I 60 anni di Steve Ovett

09 Ottobre 2015

Il 9 ottobre del 1955 nasceva il mezzofondista britannico, oro olimpico degli 800 e bronzo nei 1500 a Mosca 1980, storico rivale di Sebastian Coe 

di Giorgio Cimbrico

Stretto tra Paul Korir e Bethwel Birgen, ancorato alla 49esima posizione nella lista di sempre con un 3’30”77 reatino della pregiata annata 1983, abita un sessantenne che tutti hanno molto amato: Steve Ovett. Brighton, 9 ottobre 1955, dice il passaporto con leone e liocorno, presentando un volto che, nella sua sfera, è diventato un modello, un simbolo, un’icona, come usa dire oggi. Come l’Alfie di Michael Caine, come David Hemmings di Blow Up, come George Best bello e dannato. Steve era gioventù, amore e rabbia, come nel “manifesto” del nuovo cinema britannico, era il ragazzo del popolo, era il provocatore che correva con una maglia stinta dell’Unione Sovietica, che tracciava un saluto e un bacio sulla telecamera. Nella lunga storia della rivalità con Sebastian Coe, ebbe l’affetto degli anticonformisti e quel sentimento si trasformò in passione.

La sua prima volta in un Olimpico romano molto diverso dall’attuale: secondo negli 800 che valevano il titolo europeo, alle spalle di Luciano Susanj da Fiume, Rijeka, Croazia, allora Jugoslavia. Gianni Brera scrisse: “Di quel ragazzo sentiremo parlare”. Ragazzo era la parola giusta: Steve aveva 19 anni e provava ad apparir più maturo e minaccioso non rasandosi, ma la barba era rada, a macchie. Aveva l’andatura del purosangue: fosse nato cavallo, avrebbe meritato un ritratto di George Stubbs, a fianco di Theodore Gericault il miglior pittore “equino” della storia dell’arte.

Per cosa dobbiamo ricordare Ovett? Ad esempio perché lui, meraviglioso migliarolo, non vinse mai l’oro olimpico dei 1500 ma la mezza distanza, in un concitato finale moscovita immortalato da una foto che ritrae Seb Coe perdere l’abituale aplomb e offrire un volto spiritato. Il futuro Lord si sarebbe rifatto sei giorni dopo, con il primo capitolo della sua accoppiata sulla versione metrica del miglio britannico. Steve finì terzo.

E, andando avanti con i motivi per cui val la pena rivisitarlo (rivalutarlo no, non ne ha bisogno), per quelli che qualcuno, con bell’accostamento all’opera più famosa di John Reed, etichettò “I dieci giorni che sconvolsero il miglio”, una rapida e violenta saga che, tra il 19 e il 28 agosto 1981, prese il via a Zurigo, proseguì a Coblenza e si chiuse sulla pista di Bruxelles.

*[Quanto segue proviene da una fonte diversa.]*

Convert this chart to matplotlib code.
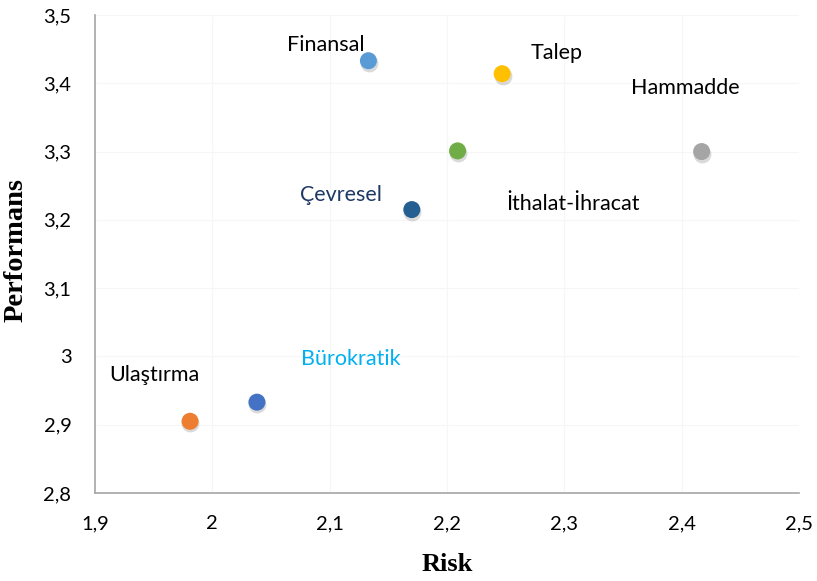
"""
Risk vs. performance scatter (Turkish labels)
"""
import matplotlib.pyplot as plt
from matplotlib.ticker import FuncFormatter
import matplotlib.transforms as mtransforms

names = ['Finansal', 'Talep', 'İthalat-İhracat', 'Hammadde',
         'Çevresel', 'Bürokratik', 'Ulaştırma']
risk = [2.133, 2.247, 2.209, 2.417, 2.170, 2.038, 1.981]
perf = [3.433, 3.414, 3.301, 3.300, 3.215, 2.933, 2.905]
colors = ['#5B9BD5', '#FFC000', '#70AD47', '#A5A5A5',
          '#255E91', '#4472C4', '#ED7D31']

# where each label sits (data coords) and its text colour
label_xy = [(2.097, 3.456), (2.293, 3.444), (2.307, 3.223), (2.403, 3.393),
            (2.110, 3.236), (2.118, 2.996), (1.951, 2.973)]
label_colors = ['black', 'black', 'black', 'black',
                '#1F3864', '#00B0F0', 'black']

xticks = [1.9, 2.0, 2.1, 2.2, 2.3, 2.4, 2.5]
yticks = [2.8, 2.9, 3.0, 3.1, 3.2, 3.3, 3.4, 3.5]

fig = plt.figure(figsize=(8.17, 5.81), dpi=100)
ax = fig.add_axes([0.1163, 0.1515, 0.8617, 0.8227])

# soft shadow under each marker
shadow = mtransforms.offset_copy(ax.transData, fig=fig, x=0.3, y=-1.5, units='points')
ax.scatter(risk, perf, s=165, color='#595959', alpha=0.22, transform=shadow,
           linewidths=0, zorder=2)
ax.scatter(risk, perf, s=150, c=colors, linewidths=0, zorder=3)

for name, (lx, ly), lc in zip(names, label_xy, label_colors):
    ax.text(lx, ly, name, color=lc, fontsize=15.5, family='Lato',
            ha='center', va='center')

ax.set_xlim(1.9, 2.5)
ax.set_ylim(2.8, 3.5)
ax.set_xticks(xticks)
ax.set_yticks(yticks)

fmt = FuncFormatter(lambda v, p: ('%g' % round(v, 2)).replace('.', ','))
ax.xaxis.set_major_formatter(fmt)
ax.yaxis.set_major_formatter(fmt)
ax.tick_params(length=0, labelsize=14.5)
for lbl in ax.get_xticklabels() + ax.get_yticklabels():
    lbl.set_family('Lato')
ax.tick_params(axis='y', pad=17)
ax.tick_params(axis='x', pad=16)

ax.grid(True, color='#F6F6F6', linewidth=0.8)
ax.set_axisbelow(True)
for side in ('top', 'right'):
    ax.spines[side].set_visible(False)
for side in ('left', 'bottom'):
    ax.spines[side].set_color('#A6A6A6')
    ax.spines[side].set_linewidth(1.2)

ax.set_xlabel('Risk', family='Liberation Serif', fontweight='bold', fontsize=19)
ax.set_ylabel('Performans', family='Liberation Serif', fontweight='bold', fontsize=20.5)
ax.xaxis.set_label_coords(0.5, -0.125)
ax.yaxis.set_label_coords(-0.094, 0.508)

plt.savefig('out.png', dpi=100)
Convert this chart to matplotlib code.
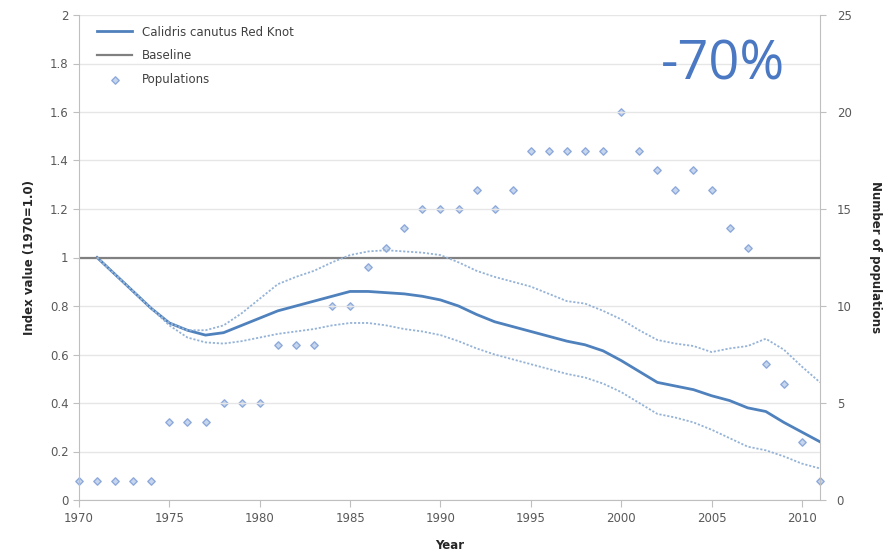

Nel ’79 il padrone era Coe, nell’80, sulla stessa pista, al Bislett, era stato rilevato dal rivale. In quella fantastica, pirotecnica parentesi, al Letzigrund Coe riprese la corona per perderla una settimana dopo e concedere un effimero regno di 51 ore a Steve. Il lungo duello, rigorosamente a distanza, portò il limite da 3’49”0 a 3’47”33.

Uno scenario simile, di sapore bellico, sui 1500: Steve uguagliò il 3’32”1 di Seb, per portarlo a 3’31”36 e a 3’30”77. Curiosamente proprio a Rieti, nell’86, Coe ottenne il miglior tempo della sua carriera, un secondo secco sotto il crono del rivale. Nel frattempo il record mondiale era passato nelle mani di un altro Steve (Cram) e di Said Aouita, detto il kaid. Dopo il ritiro, a 33 anni, Ovett è vissuto in Australia, dietro un microfono ha seguito e commentato molte Olimpiadi e Mondiali, ha perso i capelli e guadagnato centimetri in circonferenza riuscendo a respingere l’assalto della pinguedine. A Brighton gli avevano eretto una statua che è stata rubata e sostituita con una riproduzione. Se Shakespeare li avesse conosciuti, a Seb avrebbe riservato la parte di un aristocratico, forse di un re. Steve sarebbe stato un beffardo cortigiano, svelto di lingua e di spada. I più sinceri auguri. Come diceva Marylin Monroe in “A qualcuno piace caldo”, certi compleanni fanno riflettere.